## Task to complete
In the entries that follow, find the word "this" and report each line it is on.

## Data supplied
◇ ◇ ◇ ◇

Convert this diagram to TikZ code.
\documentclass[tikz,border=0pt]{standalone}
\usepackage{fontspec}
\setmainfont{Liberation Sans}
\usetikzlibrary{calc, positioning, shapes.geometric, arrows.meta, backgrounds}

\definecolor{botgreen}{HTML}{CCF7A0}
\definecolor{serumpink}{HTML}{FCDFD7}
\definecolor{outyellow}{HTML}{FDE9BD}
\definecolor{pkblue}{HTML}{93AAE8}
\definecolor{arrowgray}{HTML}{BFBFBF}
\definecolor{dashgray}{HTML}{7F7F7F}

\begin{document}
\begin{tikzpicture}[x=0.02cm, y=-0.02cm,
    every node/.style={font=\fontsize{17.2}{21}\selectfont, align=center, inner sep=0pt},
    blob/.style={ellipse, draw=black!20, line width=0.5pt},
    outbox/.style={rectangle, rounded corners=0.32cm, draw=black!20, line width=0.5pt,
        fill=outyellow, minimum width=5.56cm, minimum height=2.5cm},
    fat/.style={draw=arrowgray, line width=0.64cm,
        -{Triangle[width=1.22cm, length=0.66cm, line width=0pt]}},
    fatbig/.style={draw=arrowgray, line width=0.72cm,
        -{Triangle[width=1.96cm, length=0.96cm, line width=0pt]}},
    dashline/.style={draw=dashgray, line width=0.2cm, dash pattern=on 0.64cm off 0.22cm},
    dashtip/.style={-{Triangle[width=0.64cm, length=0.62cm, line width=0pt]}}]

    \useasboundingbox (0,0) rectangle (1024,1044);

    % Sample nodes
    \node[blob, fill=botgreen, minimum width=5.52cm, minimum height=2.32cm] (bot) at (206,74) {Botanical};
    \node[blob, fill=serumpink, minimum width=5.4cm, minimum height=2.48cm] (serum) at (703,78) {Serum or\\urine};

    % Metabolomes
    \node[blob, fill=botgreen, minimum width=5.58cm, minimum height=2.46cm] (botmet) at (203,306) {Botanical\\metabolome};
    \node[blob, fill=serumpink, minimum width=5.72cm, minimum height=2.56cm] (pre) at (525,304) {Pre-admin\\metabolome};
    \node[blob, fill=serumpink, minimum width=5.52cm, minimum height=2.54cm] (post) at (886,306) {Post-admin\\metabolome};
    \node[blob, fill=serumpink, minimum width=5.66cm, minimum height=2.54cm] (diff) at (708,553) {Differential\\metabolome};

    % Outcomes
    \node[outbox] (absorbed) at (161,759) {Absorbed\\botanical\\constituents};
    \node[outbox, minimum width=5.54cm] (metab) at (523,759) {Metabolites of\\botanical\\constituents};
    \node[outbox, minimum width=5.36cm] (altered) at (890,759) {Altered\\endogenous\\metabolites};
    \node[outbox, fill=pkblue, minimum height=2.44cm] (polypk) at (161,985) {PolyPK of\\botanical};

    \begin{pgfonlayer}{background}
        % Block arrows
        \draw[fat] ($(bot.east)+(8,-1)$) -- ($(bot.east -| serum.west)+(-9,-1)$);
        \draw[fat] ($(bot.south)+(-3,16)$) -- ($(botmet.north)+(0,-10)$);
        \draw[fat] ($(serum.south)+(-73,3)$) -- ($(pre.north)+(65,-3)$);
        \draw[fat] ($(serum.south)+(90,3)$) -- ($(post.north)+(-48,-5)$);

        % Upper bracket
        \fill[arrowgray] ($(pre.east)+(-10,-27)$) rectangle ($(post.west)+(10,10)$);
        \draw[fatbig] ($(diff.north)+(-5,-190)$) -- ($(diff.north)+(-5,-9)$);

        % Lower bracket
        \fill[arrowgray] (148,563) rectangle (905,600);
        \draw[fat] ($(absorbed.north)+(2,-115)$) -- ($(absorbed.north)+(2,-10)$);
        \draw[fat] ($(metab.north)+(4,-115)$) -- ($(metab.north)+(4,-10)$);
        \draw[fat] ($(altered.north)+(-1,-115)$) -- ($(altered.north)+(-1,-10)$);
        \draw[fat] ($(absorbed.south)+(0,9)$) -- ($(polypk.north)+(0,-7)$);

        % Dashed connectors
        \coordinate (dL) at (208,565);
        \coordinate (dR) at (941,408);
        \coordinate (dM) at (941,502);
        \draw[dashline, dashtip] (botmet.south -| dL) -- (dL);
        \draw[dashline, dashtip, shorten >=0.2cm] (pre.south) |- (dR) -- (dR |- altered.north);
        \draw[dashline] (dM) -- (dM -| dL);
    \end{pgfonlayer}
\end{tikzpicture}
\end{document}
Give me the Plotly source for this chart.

◇ ◇ ◇ ◇

## Expected answer
Convert this diagram to TikZ code.
Give me the Plotly source for this chart.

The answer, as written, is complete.